┌──

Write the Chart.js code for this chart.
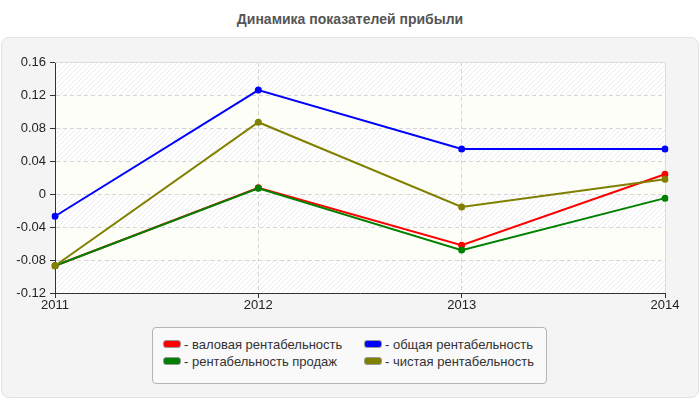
<!DOCTYPE html>
<html>
<head>
<meta charset="utf-8">
<script src="https://cdn.jsdelivr.net/npm/chart.js@4/dist/chart.umd.min.js"></script>
<style>
  html, body { margin: 0; padding: 0; background: #ffffff; }
  #wrap { position: relative; width: 700px; height: 400px; font-family: "Liberation Sans", Arial, sans-serif; }
  #panel { position: absolute; left: 1px; top: 37px; width: 696px; height: 359px; background: #f4f4f4; border: 1px solid #e2e2e2; border-radius: 8px; }
  #title { position: absolute; left: 0; top: 11px; width: 700px; text-align: center; font-weight: bold; font-size: 14px; color: #555; }
  #chart { position: absolute; left: 0; top: 0; }
  #legend { position: absolute; left: 152px; top: 327px; width: 395px; height: 57px; background: #f9f9f9; border: 1px solid #b4b4b4; border-radius: 4px; box-sizing: border-box; }
  .item { position: absolute; font-size: 13px; color: #333; line-height: 15px; white-space: nowrap; }
  .sw { display: inline-block; width: 16px; height: 6px; border: 1px solid #999; border-radius: 3px; margin-right: 3px; vertical-align: 1px; }
</style>
</head>
<body>
<div id="wrap">
  <div id="panel"></div>
  <div id="title">Динамика показателей прибыли</div>
  <canvas id="chart" width="700" height="400"></canvas>
  <div id="legend"></div>
</div>
<script>
const years = ["2011", "2012", "2013", "2014"];
const grossMargin = [-0.087, 0.0075, -0.062, 0.024];
const overallMargin = [-0.027, 0.126, 0.0545, 0.0545];
const salesMargin = [-0.087, 0.007, -0.068, -0.005];
const netMargin = [-0.087, 0.087, -0.0158, 0.018];
const seriesLabels = ["- валовая рентабельность", "- общая рентабельность", "- рентабельность продаж", "- чистая рентабельность"];
const seriesColors = ["#ff0000", "#0000ff", "#008000", "#808000"];
const yMin = -0.12, yMax = 0.16, yStep = 0.04;

const seriesData = [grossMargin, overallMargin, salesMargin, netMargin];
const drawOrder = [3, 2, 1, 0];

const datasets = seriesData.map((d, i) => ({
  label: seriesLabels[i],
  data: d,
  borderColor: seriesColors[i],
  backgroundColor: seriesColors[i],
  borderWidth: 2,
  pointRadius: 3.5,
  pointHoverRadius: 3.5,
  pointBorderWidth: 0,
  tension: 0,
  fill: false,
  order: drawOrder[i]
}));

// hatch pattern
const tile = document.createElement('canvas');
tile.width = 5; tile.height = 5;
const tctx = tile.getContext('2d');
tctx.fillStyle = '#ffffff';
tctx.fillRect(0, 0, 5, 5);
tctx.strokeStyle = '#ebebeb';
tctx.lineWidth = 1;
tctx.beginPath();
tctx.moveTo(-1, 6); tctx.lineTo(6, -1);
tctx.stroke();

const bandsPlugin = {
  id: 'bands',
  beforeDraw(chart) {
    const { ctx, chartArea: a, scales: { y } } = chart;
    const pat = ctx.createPattern(tile, 'repeat');
    ctx.save();
    let idx = 0;
    for (let v = yMax; v > yMin + 1e-9; v -= yStep, idx++) {
      const top = y.getPixelForValue(v);
      const bot = y.getPixelForValue(v - yStep);
      ctx.fillStyle = idx % 2 === 0 ? pat : '#fdfef7';
      ctx.fillRect(a.left, top, a.right - a.left, bot - top);
    }
    ctx.restore();
  },
  beforeDatasetsDraw(chart) {
    const { ctx, chartArea: a } = chart;
    ctx.save();
    ctx.strokeStyle = '#dcdcdc';
    ctx.lineWidth = 1;
    ctx.beginPath();
    ctx.moveTo(a.left, Math.round(a.top) + 0.5);
    ctx.lineTo(Math.round(a.right) + 0.5, Math.round(a.top) + 0.5);
    ctx.lineTo(Math.round(a.right) + 0.5, a.bottom);
    ctx.stroke();
    ctx.restore();
  }
};

const tickFont = { family: '"Liberation Sans", Arial, sans-serif', size: 13 };

new Chart(document.getElementById('chart'), {
  type: 'line',
  data: { labels: years, datasets },
  options: {
    responsive: false,
    animation: false,
    events: [],
    layout: { padding: { top: 62, right: 35, left: 0, bottom: 0 } },
    plugins: { legend: { display: false }, title: { display: false }, tooltip: { enabled: false } },
    scales: {
      x: {
        offset: false,
        afterFit(s) { s.height = 107; },
        grid: {
          offset: false,
          color: (c) => (c.index === 0 || c.index === years.length - 1) ? 'rgba(0,0,0,0)' : '#d6d6d6',
          tickColor: '#333',
          tickLength: 5,
          tickBorderDash: []
        },
        border: { display: true, color: '#333', width: 1, dash: [4, 3] },
        ticks: { color: '#222', font: tickFont, padding: 0, maxRotation: 0 }
      },
      y: {
        min: yMin, max: yMax,
        afterFit(s) { s.width = 55; },
        grid: {
          color: (c) => (c.index === 0 || c.tick && (Math.abs(c.tick.value - yMax) < 1e-9)) ? 'rgba(0,0,0,0)' : '#d6d6d6',
          tickColor: '#333',
          tickLength: 5,
          tickBorderDash: []
        },
        border: { display: true, color: '#333', width: 1, dash: [4, 3] },
        ticks: {
          stepSize: yStep,
          color: '#222',
          font: tickFont,
          padding: 4,
          callback: (v) => String(Number(Number(v).toFixed(2)))
        }
      }
    }
  },
  plugins: [bandsPlugin]
});

// HTML legend built from series arrays
const legend = document.getElementById('legend');
const pos = [[10, 9], [211, 9], [10, 26], [211, 26]];
seriesLabels.forEach((lab, i) => {
  const el = document.createElement('div');
  el.className = 'item';
  el.style.left = pos[i][0] + 'px';
  el.style.top = pos[i][1] + 'px';
  const sw = document.createElement('span');
  sw.className = 'sw';
  sw.style.background = seriesColors[i];
  el.appendChild(sw);
  el.appendChild(document.createTextNode(lab));
  legend.appendChild(el);
});
</script>
</body>
</html>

└──

▸ Task instructions: Transcribe the full listing character for character. Pictures are excluded.

▸ Task solution:
Write the Chart.js code for this chart.
<!DOCTYPE html>
<html>
<head>
<meta charset="utf-8">
<script src="https://cdn.jsdelivr.net/npm/chart.js@4/dist/chart.umd.min.js"></script>
<style>
  html, body { margin: 0; padding: 0; background: #ffffff; }
  #wrap { position: relative; width: 700px; height: 400px; font-family: "Liberation Sans", Arial, sans-serif; }
  #panel { position: absolute; left: 1px; top: 37px; width: 696px; height: 359px; background: #f4f4f4; border: 1px solid #e2e2e2; border-radius: 8px; }
  #title { position: absolute; left: 0; top: 11px; width: 700px; text-align: center; font-weight: bold; font-size: 14px; color: #555; }
  #chart { position: absolute; left: 0; top: 0; }
  #legend { position: absolute; left: 152px; top: 327px; width: 395px; height: 57px; background: #f9f9f9; border: 1px solid #b4b4b4; border-radius: 4px; box-sizing: border-box; }
  .item { position: absolute; font-size: 13px; color: #333; line-height: 15px; white-space: nowrap; }
  .sw { display: inline-block; width: 16px; height: 6px; border: 1px solid #999; border-radius: 3px; margin-right: 3px; vertical-align: 1px; }
</style>
</head>
<body>
<div id="wrap">
  <div id="panel"></div>
  <div id="title">Динамика показателей прибыли</div>
  <canvas id="chart" width="700" height="400"></canvas>
  <div id="legend"></div>
</div>
<script>
const years = ["2011", "2012", "2013", "2014"];
const grossMargin = [-0.087, 0.0075, -0.062, 0.024];
const overallMargin = [-0.027, 0.126, 0.0545, 0.0545];
const salesMargin = [-0.087, 0.007, -0.068, -0.005];
const netMargin = [-0.087, 0.087, -0.0158, 0.018];
const seriesLabels = ["- валовая рентабельность", "- общая рентабельность", "- рентабельность продаж", "- чистая рентабельность"];
const seriesColors = ["#ff0000", "#0000ff", "#008000", "#808000"];
const yMin = -0.12, yMax = 0.16, yStep = 0.04;

const seriesData = [grossMargin, overallMargin, salesMargin, netMargin];
const drawOrder = [3, 2, 1, 0];

const datasets = seriesData.map((d, i) => ({
  label: seriesLabels[i],
  data: d,
  borderColor: seriesColors[i],
  backgroundColor: seriesColors[i],
  borderWidth: 2,
  pointRadius: 3.5,
  pointHoverRadius: 3.5,
  pointBorderWidth: 0,
  tension: 0,
  fill: false,
  order: drawOrder[i]
}));

// hatch pattern
const tile = document.createElement('canvas');
tile.width = 5; tile.height = 5;
const tctx = tile.getContext('2d');
tctx.fillStyle = '#ffffff';
tctx.fillRect(0, 0, 5, 5);
tctx.strokeStyle = '#ebebeb';
tctx.lineWidth = 1;
tctx.beginPath();
tctx.moveTo(-1, 6); tctx.lineTo(6, -1);
tctx.stroke();

const bandsPlugin = {
  id: 'bands',
  beforeDraw(chart) {
    const { ctx, chartArea: a, scales: { y } } = chart;
    const pat = ctx.createPattern(tile, 'repeat');
    ctx.save();
    let idx = 0;
    for (let v = yMax; v > yMin + 1e-9; v -= yStep, idx++) {
      const top = y.getPixelForValue(v);
      const bot = y.getPixelForValue(v - yStep);
      ctx.fillStyle = idx % 2 === 0 ? pat : '#fdfef7';
      ctx.fillRect(a.left, top, a.right - a.left, bot - top);
    }
    ctx.restore();
  },
  beforeDatasetsDraw(chart) {
    const { ctx, chartArea: a } = chart;
    ctx.save();
    ctx.strokeStyle = '#dcdcdc';
    ctx.lineWidth = 1;
    ctx.beginPath();
    ctx.moveTo(a.left, Math.round(a.top) + 0.5);
    ctx.lineTo(Math.round(a.right) + 0.5, Math.round(a.top) + 0.5);
    ctx.lineTo(Math.round(a.right) + 0.5, a.bottom);
    ctx.stroke();
    ctx.restore();
  }
};

const tickFont = { family: '"Liberation Sans", Arial, sans-serif', size: 13 };

new Chart(document.getElementById('chart'), {
  type: 'line',
  data: { labels: years, datasets },
  options: {
    responsive: false,
    animation: false,
    events: [],
    layout: { padding: { top: 62, right: 35, left: 0, bottom: 0 } },
    plugins: { legend: { display: false }, title: { display: false }, tooltip: { enabled: false } },
    scales: {
      x: {
        offset: false,
        afterFit(s) { s.height = 107; },
        grid: {
          offset: false,
          color: (c) => (c.index === 0 || c.index === years.length - 1) ? 'rgba(0,0,0,0)' : '#d6d6d6',
          tickColor: '#333',
          tickLength: 5,
          tickBorderDash: []
        },
        border: { display: true, color: '#333', width: 1, dash: [4, 3] },
        ticks: { color: '#222', font: tickFont, padding: 0, maxRotation: 0 }
      },
      y: {
        min: yMin, max: yMax,
        afterFit(s) { s.width = 55; },
        grid: {
          color: (c) => (c.index === 0 || c.tick && (Math.abs(c.tick.value - yMax) < 1e-9)) ? 'rgba(0,0,0,0)' : '#d6d6d6',
          tickColor: '#333',
          tickLength: 5,
          tickBorderDash: []
        },
        border: { display: true, color: '#333', width: 1, dash: [4, 3] },
        ticks: {
          stepSize: yStep,
          color: '#222',
          font: tickFont,
          padding: 4,
          callback: (v) => String(Number(Number(v).toFixed(2)))
        }
      }
    }
  },
  plugins: [bandsPlugin]
});

// HTML legend built from series arrays
const legend = document.getElementById('legend');
const pos = [[10, 9], [211, 9], [10, 26], [211, 26]];
seriesLabels.forEach((lab, i) => {
  const el = document.createElement('div');
  el.className = 'item';
  el.style.left = pos[i][0] + 'px';
  el.style.top = pos[i][1] + 'px';
  const sw = document.createElement('span');
  sw.className = 'sw';
  sw.style.background = seriesColors[i];
  el.appendChild(sw);
  el.appendChild(document.createTextNode(lab));
  legend.appendChild(el);
});
</script>
</body>
</html>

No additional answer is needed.